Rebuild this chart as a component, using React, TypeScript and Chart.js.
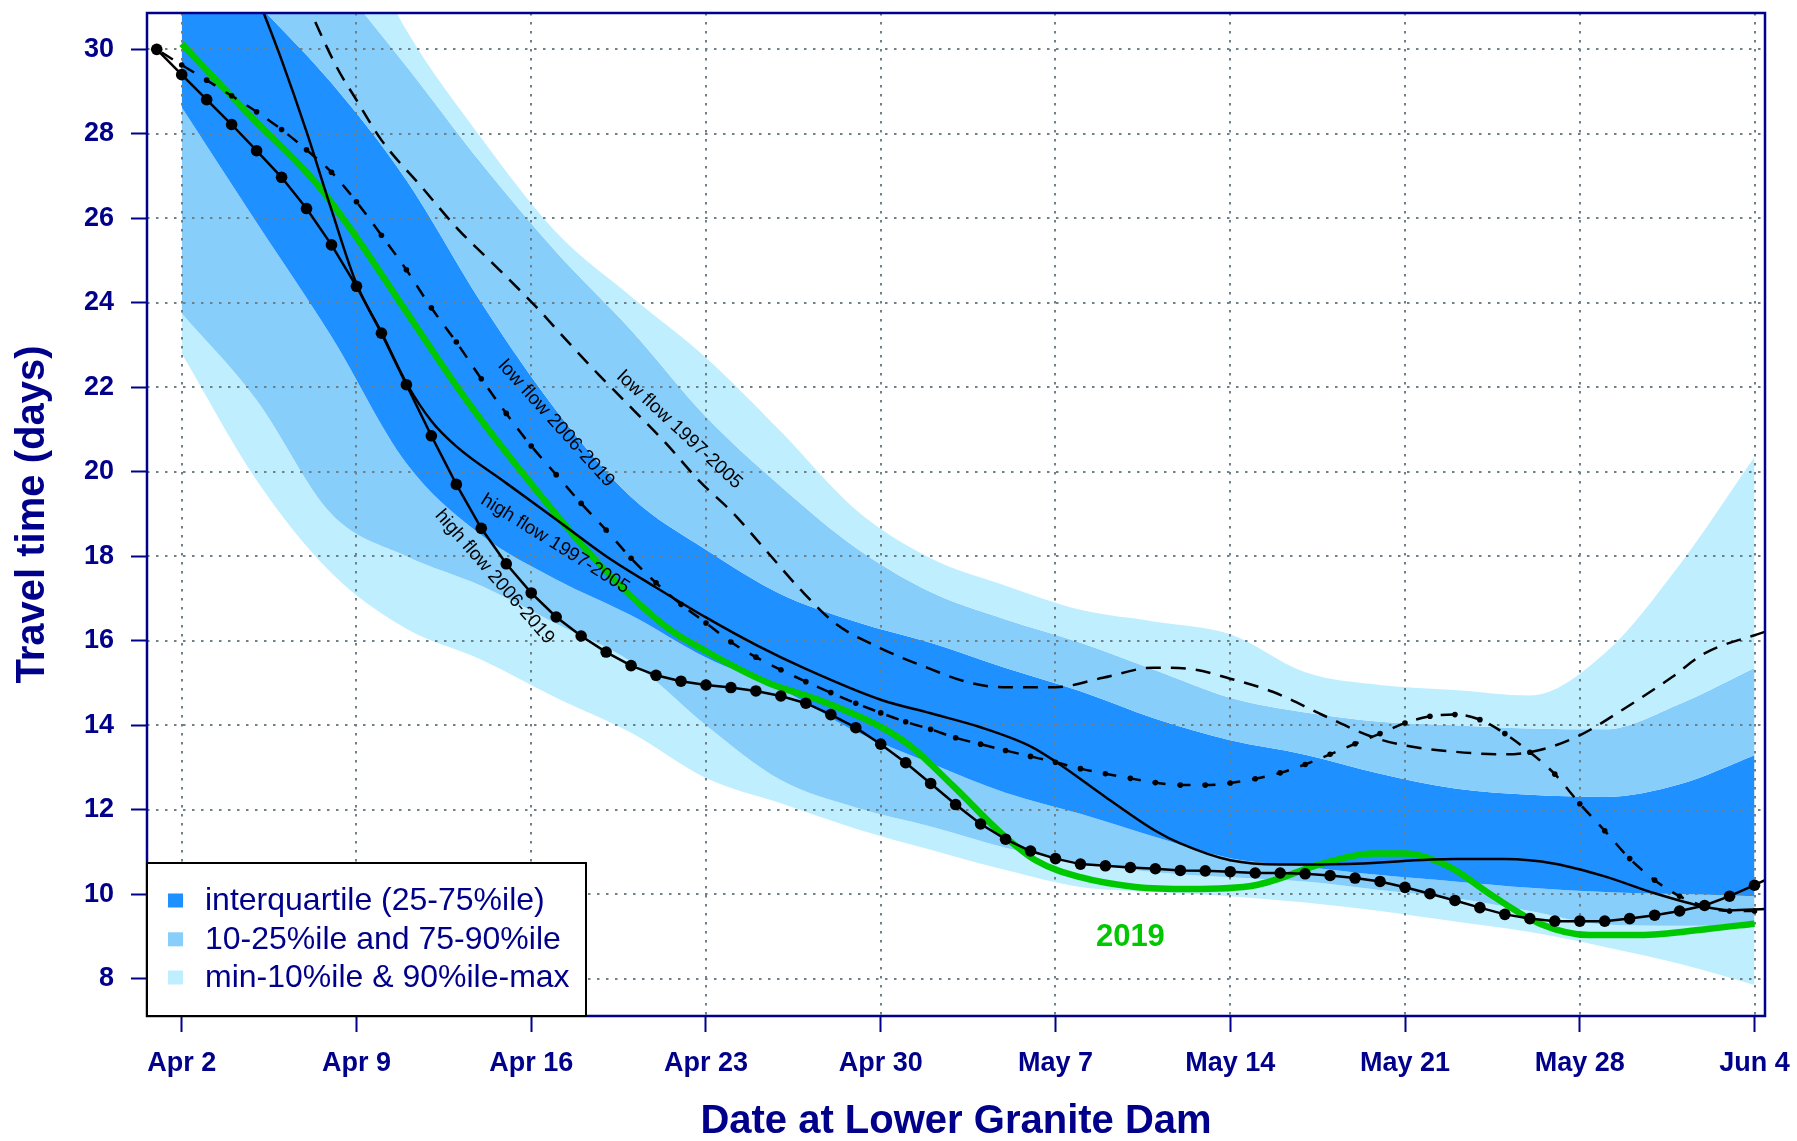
import React, { useEffect, useRef } from "react";
import { Chart, registerables } from "chart.js";

Chart.register(...registerables);

const NAVY = "#00008B";
const GRID = "#6F8089";
const DODGER = "#1E90FF";
const SKY = "#87CEFA";
const PALE = "#BFEFFF";
const GREEN = "#00C800";
const FONT = "'Liberation Sans', Arial, Helvetica, sans-serif";

// ---- axes ----
const xTickDays = [0, 7, 14, 21, 28, 35, 42, 49, 56, 63];
const xTickLabels = ["Apr 2", "Apr 9", "Apr 16", "Apr 23", "Apr 30", "May 7", "May 14", "May 21", "May 28", "Jun 4"];
const yTickValues = [8, 10, 12, 14, 16, 18, 20, 22, 24, 26, 28, 30];

// ---- percentile bands (day 0 = Apr 2) ----
const bandDays = [0, 3, 6, 9, 12, 15, 18, 21, 24, 27, 30, 33, 36, 39, 42, 45, 48, 51, 54, 57, 60, 63];
const bandMax = [40, 37, 33.9, 30.45, 27.9, 25.67, 24.15, 22.7, 20.95, 19.1, 17.95, 17.3, 16.73, 16.45, 16.15, 15.25, 14.95, 14.83, 14.7, 15.7, 17.8, 20.35];
const bandP90 = [36, 34, 31.8, 29.6, 27.3, 25.2, 23.35, 21.3, 19.65, 18.2, 17.15, 16.5, 15.95, 15.3, 14.65, 14.3, 14.08, 14.0, 13.92, 13.9, 14.5, 15.35];
const bandP75 = [33, 31.1, 29.2, 26.9, 24.0, 21.45, 19.4, 18.15, 17.1, 16.45, 15.95, 15.35, 14.8, 14.15, 13.64, 13.3, 12.85, 12.5, 12.35, 12.3, 12.6, 13.29];
const bandP25 = [28.63, 25.9, 23.2, 20.2, 18.5, 17.45, 16.6, 15.6, 14.85, 13.85, 13.1, 12.4, 11.9, 11.35, 10.85, 10.65, 10.45, 10.3, 10.15, 10.05, 10.0, 9.95];
const bandP10 = [23.75, 21.7, 19.0, 18.0, 17.3, 16.4, 15.5, 14.0, 12.7, 12.05, 11.6, 11.1, 10.75, 10.52, 10.4, 10.3, 10.1, 9.9, 9.6, 9.28, 9.25, 9.25];
const bandMin = [22.8, 19.8, 17.6, 16.28, 15.55, 14.65, 13.82, 12.75, 12.15, 11.55, 11.05, 10.57, 10.17, 10.05, 9.95, 9.8, 9.6, 9.35, 9.1, 8.75, 8.35, 7.85];

// ---- 2019 ----
const y2019Days = [0, 2.7, 5.4, 7, 8.7, 11.4, 14.1, 16.7, 19.4, 21, 23.5, 25.5, 28, 29.2, 30.9, 32.9, 34.2, 36, 38.2, 40.4, 43, 45.7, 47.7, 49, 50.8, 52.4, 54.4, 56.4, 58.4, 61.2, 63];
const y2019Values = [30.13, 28.45, 26.82, 25.55, 24.05, 21.7, 19.64, 17.83, 16.33, 15.75, 15.0, 14.6, 13.96, 13.5, 12.56, 11.4, 10.8, 10.4, 10.17, 10.12, 10.21, 10.72, 10.96, 10.96, 10.64, 10.0, 9.3, 9.03, 9.03, 9.18, 9.3];

// ---- high flow 2006-2019 (daily, with points) ----
const hi0619Days = [-1, 0, 1, 2, 3, 4, 5, 6, 7, 8, 9, 10, 11, 12, 13, 14, 15, 16, 17, 18, 19, 20, 21, 22, 23, 24, 25, 26, 27, 28, 29, 30, 31, 32, 33, 34, 35, 36, 37, 38, 39, 40, 41, 42, 43, 44, 45, 46, 47, 48, 49, 50, 51, 52, 53, 54, 55, 56, 57, 58, 59, 60, 61, 62, 63, 63.42];
const hi0619Values = [30.0, 29.4, 28.81, 28.22, 27.6, 26.97, 26.23, 25.37, 24.39, 23.28, 22.06, 20.85, 19.7, 18.66, 17.82, 17.13, 16.56, 16.11, 15.73, 15.41, 15.18, 15.04, 14.95, 14.89, 14.81, 14.69, 14.52, 14.25, 13.94, 13.55, 13.11, 12.62, 12.12, 11.66, 11.3, 11.02, 10.84, 10.71, 10.67, 10.63, 10.6, 10.56, 10.55, 10.53, 10.5, 10.5, 10.48, 10.44, 10.38, 10.3, 10.16, 10.01, 9.85, 9.68, 9.52, 9.42, 9.36, 9.36, 9.36, 9.42, 9.5, 9.6, 9.73, 9.95, 10.21, 10.33];

// ---- high flow 1997-2005 (solid) ----
const hi9705Days = [0, 2, 3, 4, 5, 6, 7, 8, 9, 10, 11, 13, 15, 17, 19, 21, 23, 25, 28, 30, 32, 34, 35, 37, 39, 40, 42, 44, 47, 51, 53, 55, 57, 59, 61, 62, 63.42];
const hi9705Values = [36.0, 32.9, 31.3, 29.75, 28.05, 26.2, 24.45, 23.3, 22.1, 21.2, 20.6, 19.73, 18.87, 18.0, 17.26, 16.55, 15.9, 15.33, 14.6, 14.28, 13.95, 13.5, 13.14, 12.3, 11.5, 11.2, 10.8, 10.7, 10.72, 10.83, 10.83, 10.72, 10.42, 10.02, 9.7, 9.62, 9.65];

// ---- low flow 2006-2019 (dash-dot, daily) ----
const lo0619Days = [-1, 0, 1, 2, 3, 4, 5, 6, 7, 8, 9, 10, 11, 12, 13, 14, 15, 16, 17, 18, 19, 20, 21, 22, 23, 24, 25, 26, 27, 28, 29, 30, 31, 32, 33, 34, 35, 36, 37, 38, 39, 40, 41, 42, 43, 44, 45, 46, 47, 48, 49, 50, 51, 52, 53, 54, 55, 56, 57, 58, 59, 60, 61, 62, 63];
const lo0619Values = [30.0, 29.63, 29.27, 28.9, 28.52, 28.1, 27.62, 27.09, 26.39, 25.6, 24.78, 23.88, 23.07, 22.2, 21.38, 20.61, 19.93, 19.25, 18.62, 17.95, 17.37, 16.86, 16.42, 15.97, 15.61, 15.31, 15.03, 14.77, 14.52, 14.29, 14.08, 13.9, 13.7, 13.55, 13.4, 13.26, 13.12, 12.97, 12.85, 12.74, 12.64, 12.58, 12.58, 12.63, 12.73, 12.87, 13.07, 13.31, 13.56, 13.8, 14.05, 14.21, 14.25, 14.13, 13.8, 13.36, 12.84, 12.14, 11.5, 10.84, 10.33, 9.95, 9.71, 9.6, 9.6];

// ---- low flow 1997-2005 (dashed) ----
const lo9705Days = [0, 3, 5, 6.2, 7, 8, 9.6, 11.1, 12.6, 14.2, 15.4, 16.7, 18.1, 19.4, 20.7, 22.1, 23.4, 24.8, 26.2, 28, 29.6, 31.6, 32.9, 35, 36.9, 38.9, 40.4, 42, 43.7, 45.7, 47.7, 49, 51, 53, 54.4, 56, 57.7, 59.7, 61, 63.42];
const lo9705Values = [37.0, 33.7, 31.1, 29.59, 28.8, 27.85, 26.75, 25.72, 24.85, 23.9, 23.12, 22.3, 21.46, 20.67, 19.8, 19.01, 18.14, 17.2, 16.4, 15.82, 15.42, 15.0, 14.9, 14.9, 15.12, 15.36, 15.33, 15.1, 14.79, 14.24, 13.72, 13.52, 13.37, 13.31, 13.41, 13.76, 14.36, 15.14, 15.7, 16.21];

// ---- annotations ----
const lineLabelTexts = ["low flow 2006-2019", "low flow 1997-2005", "high flow 1997-2005", "high flow 2006-2019"];
const lineLabelDays = [15.0, 19.94, 14.96, 12.53];
const lineLabelValues = [21.14, 20.99, 18.29, 17.51];
const lineLabelAngles = [48, 43, 32, 49];
const yearLabel = "2019";
const yearLabelDay = 38.0;
const yearLabelValue = 8.98;

const legendLabels = ["interquartile (25-75%ile)", "10-25%ile and 75-90%ile", "min-10%ile & 90%ile-max"];
const legendColors = [DODGER, SKY, PALE];

const pts = (xs: number[], ys: number[]) => xs.map((x, i) => ({ x, y: ys[i] }));

const band = (ys: number[], color: string, fill: any) => ({
  data: pts(bandDays, ys),
  borderWidth: 0,
  borderColor: "rgba(0,0,0,0)",
  backgroundColor: color,
  pointRadius: 0,
  fill,
  cubicInterpolationMode: "monotone" as const,
});

const decorPlugin = {
  id: "decor",
  beforeDatasetsDraw(chart: any) {
    const { ctx, chartArea: a, scales } = chart;
    const x = scales.x;
    const y = scales.y;
    ctx.save();
    ctx.beginPath();
    ctx.rect(a.left, a.top, a.right - a.left, a.bottom - a.top);
    ctx.clip();
    ctx.strokeStyle = GRID;
    ctx.lineWidth = 2;
    ctx.setLineDash([2.5, 6.5]);
    xTickDays.forEach((d) => {
      const px = Math.round(x.getPixelForValue(d));
      ctx.beginPath();
      ctx.moveTo(px, a.top);
      ctx.lineTo(px, a.bottom);
      ctx.stroke();
    });
    yTickValues.forEach((v) => {
      const py = Math.round(y.getPixelForValue(v));
      ctx.beginPath();
      ctx.moveTo(a.left, py);
      ctx.lineTo(a.right, py);
      ctx.stroke();
    });
    ctx.restore();
  },
  afterDatasetsDraw(chart: any) {
    const { ctx, chartArea: a, scales } = chart;
    const x = scales.x;
    const y = scales.y;
    ctx.save();
    ctx.fillStyle = "#000";
    ctx.font = `19px ${FONT}`;
    ctx.textAlign = "center";
    ctx.textBaseline = "middle";
    lineLabelTexts.forEach((t, i) => {
      ctx.save();
      ctx.translate(x.getPixelForValue(lineLabelDays[i]), y.getPixelForValue(lineLabelValues[i]));
      ctx.rotate((lineLabelAngles[i] * Math.PI) / 180);
      ctx.fillText(t, 0, 0);
      ctx.restore();
    });
    ctx.fillStyle = GREEN;
    ctx.font = `bold 31px ${FONT}`;
    ctx.fillText(yearLabel, x.getPixelForValue(yearLabelDay), y.getPixelForValue(yearLabelValue));
    ctx.strokeStyle = NAVY;
    ctx.lineWidth = 2.5;
    ctx.setLineDash([]);
    ctx.strokeRect(a.left, a.top, a.right - a.left, a.bottom - a.top);
    ctx.restore();
  },
  afterDraw(chart: any) {
    const { ctx, chartArea: a } = chart;
    ctx.save();
    // legend
    const lw = 439;
    const lh = 153;
    const lx = a.left;
    const ly = a.bottom - lh;
    ctx.fillStyle = "#fff";
    ctx.fillRect(lx, ly, lw, lh);
    ctx.strokeStyle = "#000";
    ctx.lineWidth = 2;
    ctx.strokeRect(lx, ly, lw, lh);
    const rowY = [ly + 37.5, ly + 76.3, ly + 114.5];
    ctx.font = `32px ${FONT}`;
    ctx.textAlign = "left";
    ctx.textBaseline = "middle";
    legendLabels.forEach((t, i) => {
      ctx.fillStyle = legendColors[i];
      ctx.fillRect(lx + 21, rowY[i] - 7, 15, 14);
      ctx.fillStyle = NAVY;
      ctx.fillText(t, lx + 58, rowY[i] + 1);
    });
    // axis titles
    ctx.fillStyle = NAVY;
    ctx.font = `bold 40px ${FONT}`;
    ctx.textAlign = "center";
    ctx.textBaseline = "middle";
    ctx.fillText("Date at Lower Granite Dam", (a.left + a.right) / 2, 1122);
    ctx.save();
    ctx.translate(33, (a.top + a.bottom) / 2);
    ctx.rotate(-Math.PI / 2);
    ctx.fillText("Travel time (days)", 0, 0);
    ctx.restore();
    ctx.restore();
  },
};

export default function App() {
  const ref = useRef<HTMLCanvasElement>(null);
  useEffect(() => {
    if (!ref.current) return;
    const chart = new Chart(ref.current, {
      type: "line",
      data: {
        datasets: [
          {
            label: "high flow 2006-2019",
            data: pts(hi0619Days, hi0619Values),
            borderColor: "#000",
            backgroundColor: "#000",
            borderWidth: 2.5,
            pointRadius: hi0619Days.map((d) => (d > 63 ? 0 : 5.8)),
            pointBackgroundColor: "#000",
            pointBorderWidth: 0,
            tension: 0,
            fill: false,
          },
          {
            label: "high flow 1997-2005",
            data: pts(hi9705Days, hi9705Values),
            borderColor: "#000",
            borderWidth: 2.5,
            pointRadius: 0,
            cubicInterpolationMode: "monotone",
            fill: false,
          },
          {
            label: "low flow 2006-2019",
            data: pts(lo0619Days, lo0619Values),
            borderColor: "#000",
            backgroundColor: "#000",
            borderWidth: 2.5,
            borderDash: [13, 12],
            borderDashOffset: 19,
            pointRadius: 2.8,
            pointBackgroundColor: "#000",
            pointBorderWidth: 0,
            cubicInterpolationMode: "monotone",
            fill: false,
          },
          {
            label: "low flow 1997-2005",
            data: pts(lo9705Days, lo9705Values),
            borderColor: "#000",
            borderWidth: 2.5,
            borderDash: [15, 10],
            pointRadius: 0,
            cubicInterpolationMode: "monotone",
            fill: false,
          },
          {
            label: "2019",
            data: pts(y2019Days, y2019Values),
            borderColor: GREEN,
            borderWidth: 6.5,
            pointRadius: 0,
            cubicInterpolationMode: "monotone",
            fill: false,
          },
          band(bandMax, PALE, "+1"),
          band(bandP90, SKY, "+1"),
          band(bandP75, DODGER, "+1"),
          band(bandP25, SKY, "+1"),
          band(bandP10, PALE, "+1"),
          band(bandMin, PALE, false),
        ] as any,
      },
      options: {
        responsive: false,
        animation: false,
        events: [],
        layout: { padding: { top: 13, right: 32, left: 0, bottom: 0 } },
        plugins: {
          legend: { display: false },
          tooltip: { enabled: false },
          filler: { drawTime: "beforeDatasetsDraw" },
        } as any,
        scales: {
          x: {
            type: "linear",
            min: -1.39,
            max: 63.42,
            afterBuildTicks: (s: any) => {
              s.ticks = xTickDays.map((v) => ({ value: v }));
            },
            afterFit: (s: any) => {
              s.height = 125;
              s.paddingLeft = 0;
              s.paddingRight = 0;
            },
            ticks: {
              autoSkip: false,
              maxRotation: 0,
              padding: 15,
              color: NAVY,
              font: { family: FONT, size: 27, weight: "bold" },
              callback: (_v: any, i: number) => xTickLabels[i],
            },
            grid: {
              display: true,
              drawOnChartArea: false,
              drawTicks: true,
              tickLength: 16,
              tickColor: NAVY,
              tickWidth: 2,
            },
            border: { display: false },
          },
          y: {
            type: "linear",
            min: 7.114,
            max: 30.86,
            afterBuildTicks: (s: any) => {
              s.ticks = yTickValues.map((v) => ({ value: v }));
            },
            afterFit: (s: any) => {
              s.width = 147;
              s.paddingTop = 0;
              s.paddingBottom = 0;
            },
            ticks: {
              padding: 17,
              color: NAVY,
              font: { family: FONT, size: 27, weight: "bold" },
              callback: (v: any) => String(v),
            },
            grid: {
              display: true,
              drawOnChartArea: false,
              drawTicks: true,
              tickLength: 16,
              tickColor: NAVY,
              tickWidth: 2,
            },
            border: { display: false },
          },
        } as any,
      },
      plugins: [decorPlugin],
    });
    return () => chart.destroy();
  }, []);
  return (
    <div style={{ position: "fixed", left: 0, top: 0, width: 1797, height: 1141, background: "#fff" }}>
      <canvas ref={ref} width={1797} height={1141} style={{ display: "block", width: 1797, height: 1141 }} />
    </div>
  );
}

+===+

__EXERCISE OBJECTIVE__
Return the material line for line, from its beginning to the line that contains "26, 28, 30];", with the pictures left out.

__RESPONSE BELOW__
Rebuild this chart as a component, using React, TypeScript and Chart.js.
import React, { useEffect, useRef } from "react";
import { Chart, registerables } from "chart.js";

Chart.register(...registerables);

const NAVY = "#00008B";
const GRID = "#6F8089";
const DODGER = "#1E90FF";
const SKY = "#87CEFA";
const PALE = "#BFEFFF";
const GREEN = "#00C800";
const FONT = "'Liberation Sans', Arial, Helvetica, sans-serif";

// ---- axes ----
const xTickDays = [0, 7, 14, 21, 28, 35, 42, 49, 56, 63];
const xTickLabels = ["Apr 2", "Apr 9", "Apr 16", "Apr 23", "Apr 30", "May 7", "May 14", "May 21", "May 28", "Jun 4"];
const yTickValues = [8, 10, 12, 14, 16, 18, 20, 22, 24, 26, 28, 30];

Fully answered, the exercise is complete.